Starting with the line that contains "Write the matplotlib code for this chart." and stopping after the line that contains "import numpy as np", output every line exactly as it stands.

## [Input records]
================================
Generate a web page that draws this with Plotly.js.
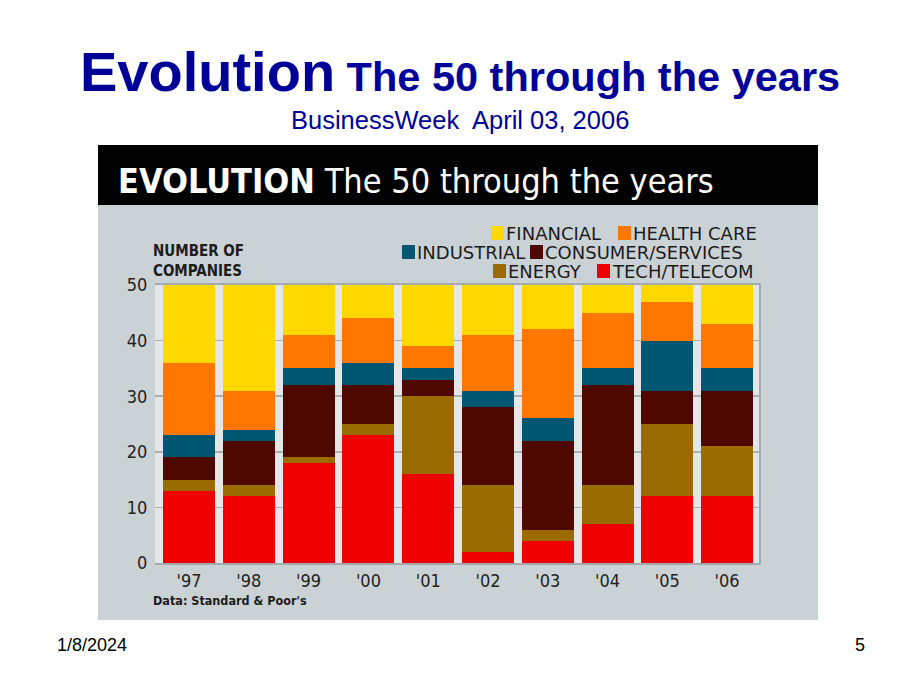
================================
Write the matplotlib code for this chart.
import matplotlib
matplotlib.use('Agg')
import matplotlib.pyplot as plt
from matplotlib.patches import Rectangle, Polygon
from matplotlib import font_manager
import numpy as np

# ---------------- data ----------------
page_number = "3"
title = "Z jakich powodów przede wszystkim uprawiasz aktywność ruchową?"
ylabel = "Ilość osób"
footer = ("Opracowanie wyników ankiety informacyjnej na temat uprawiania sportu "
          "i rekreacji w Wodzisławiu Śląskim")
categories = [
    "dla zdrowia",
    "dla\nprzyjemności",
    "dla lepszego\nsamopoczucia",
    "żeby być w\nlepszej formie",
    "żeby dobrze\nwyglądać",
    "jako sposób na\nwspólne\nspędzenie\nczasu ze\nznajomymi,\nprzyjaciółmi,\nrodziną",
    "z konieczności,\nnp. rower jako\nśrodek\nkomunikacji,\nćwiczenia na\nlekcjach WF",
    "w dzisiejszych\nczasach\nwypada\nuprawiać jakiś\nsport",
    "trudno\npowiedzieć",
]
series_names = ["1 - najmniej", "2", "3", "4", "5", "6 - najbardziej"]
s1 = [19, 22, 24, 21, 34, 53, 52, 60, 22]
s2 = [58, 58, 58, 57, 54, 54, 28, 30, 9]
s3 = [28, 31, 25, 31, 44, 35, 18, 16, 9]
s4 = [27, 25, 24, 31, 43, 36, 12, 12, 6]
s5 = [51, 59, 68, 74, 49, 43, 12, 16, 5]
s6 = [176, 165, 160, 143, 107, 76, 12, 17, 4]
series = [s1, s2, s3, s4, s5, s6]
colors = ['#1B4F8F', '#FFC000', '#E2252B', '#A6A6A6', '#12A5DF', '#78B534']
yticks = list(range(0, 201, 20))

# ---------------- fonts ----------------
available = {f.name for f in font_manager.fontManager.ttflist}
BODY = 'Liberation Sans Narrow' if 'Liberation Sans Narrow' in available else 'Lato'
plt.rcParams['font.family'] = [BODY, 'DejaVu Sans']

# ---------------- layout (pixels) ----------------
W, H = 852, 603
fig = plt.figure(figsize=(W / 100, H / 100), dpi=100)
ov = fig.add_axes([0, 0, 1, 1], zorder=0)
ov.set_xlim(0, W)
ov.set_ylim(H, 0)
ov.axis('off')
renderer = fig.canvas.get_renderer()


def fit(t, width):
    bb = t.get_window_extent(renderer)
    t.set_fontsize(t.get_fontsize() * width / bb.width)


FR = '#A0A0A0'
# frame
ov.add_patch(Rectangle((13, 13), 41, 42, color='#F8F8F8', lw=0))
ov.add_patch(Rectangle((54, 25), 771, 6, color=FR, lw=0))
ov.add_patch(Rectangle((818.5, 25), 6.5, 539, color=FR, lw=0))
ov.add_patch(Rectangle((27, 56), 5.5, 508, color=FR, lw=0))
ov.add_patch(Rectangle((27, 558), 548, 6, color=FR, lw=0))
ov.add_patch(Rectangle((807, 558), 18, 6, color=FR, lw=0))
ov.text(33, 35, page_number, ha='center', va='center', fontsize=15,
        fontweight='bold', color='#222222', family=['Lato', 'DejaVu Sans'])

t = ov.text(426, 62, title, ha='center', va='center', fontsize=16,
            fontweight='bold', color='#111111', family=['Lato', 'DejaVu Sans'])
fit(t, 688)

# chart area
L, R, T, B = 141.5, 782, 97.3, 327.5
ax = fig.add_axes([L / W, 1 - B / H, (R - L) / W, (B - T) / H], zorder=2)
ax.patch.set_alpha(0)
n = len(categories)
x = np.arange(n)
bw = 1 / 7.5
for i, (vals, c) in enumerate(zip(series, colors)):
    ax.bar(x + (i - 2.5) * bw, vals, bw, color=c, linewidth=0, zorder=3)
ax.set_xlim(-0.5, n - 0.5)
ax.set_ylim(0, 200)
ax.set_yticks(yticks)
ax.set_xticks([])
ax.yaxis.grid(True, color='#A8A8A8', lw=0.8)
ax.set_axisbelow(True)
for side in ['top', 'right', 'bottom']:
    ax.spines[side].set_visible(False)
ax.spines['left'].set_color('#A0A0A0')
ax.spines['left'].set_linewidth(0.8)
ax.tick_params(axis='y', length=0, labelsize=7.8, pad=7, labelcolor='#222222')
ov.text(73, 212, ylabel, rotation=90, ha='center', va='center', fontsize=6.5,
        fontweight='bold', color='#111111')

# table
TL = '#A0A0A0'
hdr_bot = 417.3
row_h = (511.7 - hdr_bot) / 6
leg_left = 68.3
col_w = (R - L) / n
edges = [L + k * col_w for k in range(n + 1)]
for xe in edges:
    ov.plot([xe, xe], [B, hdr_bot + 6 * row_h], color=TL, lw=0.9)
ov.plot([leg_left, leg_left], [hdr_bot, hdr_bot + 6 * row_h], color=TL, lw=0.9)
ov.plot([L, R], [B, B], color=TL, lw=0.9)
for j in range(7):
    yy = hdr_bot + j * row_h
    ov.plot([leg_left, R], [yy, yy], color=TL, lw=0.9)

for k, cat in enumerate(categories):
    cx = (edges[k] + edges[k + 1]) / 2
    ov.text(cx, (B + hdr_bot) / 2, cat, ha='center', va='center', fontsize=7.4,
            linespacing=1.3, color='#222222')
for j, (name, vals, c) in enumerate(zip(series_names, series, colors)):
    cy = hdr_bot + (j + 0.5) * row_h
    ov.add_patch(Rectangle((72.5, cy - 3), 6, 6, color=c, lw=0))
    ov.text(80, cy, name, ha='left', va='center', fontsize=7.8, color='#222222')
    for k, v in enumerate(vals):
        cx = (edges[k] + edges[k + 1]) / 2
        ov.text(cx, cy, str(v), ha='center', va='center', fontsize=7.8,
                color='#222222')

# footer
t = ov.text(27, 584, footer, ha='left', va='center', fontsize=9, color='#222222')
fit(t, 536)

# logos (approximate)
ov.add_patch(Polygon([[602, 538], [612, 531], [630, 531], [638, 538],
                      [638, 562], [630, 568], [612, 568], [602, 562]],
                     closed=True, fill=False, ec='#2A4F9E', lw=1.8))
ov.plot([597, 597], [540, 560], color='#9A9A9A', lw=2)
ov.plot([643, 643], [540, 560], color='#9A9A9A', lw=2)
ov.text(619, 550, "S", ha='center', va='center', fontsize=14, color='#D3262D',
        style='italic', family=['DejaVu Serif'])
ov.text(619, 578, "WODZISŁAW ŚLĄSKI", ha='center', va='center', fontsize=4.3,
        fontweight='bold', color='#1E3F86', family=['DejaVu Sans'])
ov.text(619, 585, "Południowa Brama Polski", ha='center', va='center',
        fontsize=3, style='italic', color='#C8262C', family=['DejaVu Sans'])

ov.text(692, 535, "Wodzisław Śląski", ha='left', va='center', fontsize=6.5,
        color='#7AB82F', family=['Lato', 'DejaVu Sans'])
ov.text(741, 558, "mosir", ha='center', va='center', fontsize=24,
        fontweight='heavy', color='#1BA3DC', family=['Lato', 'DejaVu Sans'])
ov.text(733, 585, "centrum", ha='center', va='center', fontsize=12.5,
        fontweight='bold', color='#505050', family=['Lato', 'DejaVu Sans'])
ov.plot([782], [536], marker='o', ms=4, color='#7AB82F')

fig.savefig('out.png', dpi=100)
================================
## [Answer to the exercise]
Write the matplotlib code for this chart.
import matplotlib
matplotlib.use('Agg')
import matplotlib.pyplot as plt
from matplotlib.patches import Rectangle, Polygon
from matplotlib import font_manager
import numpy as np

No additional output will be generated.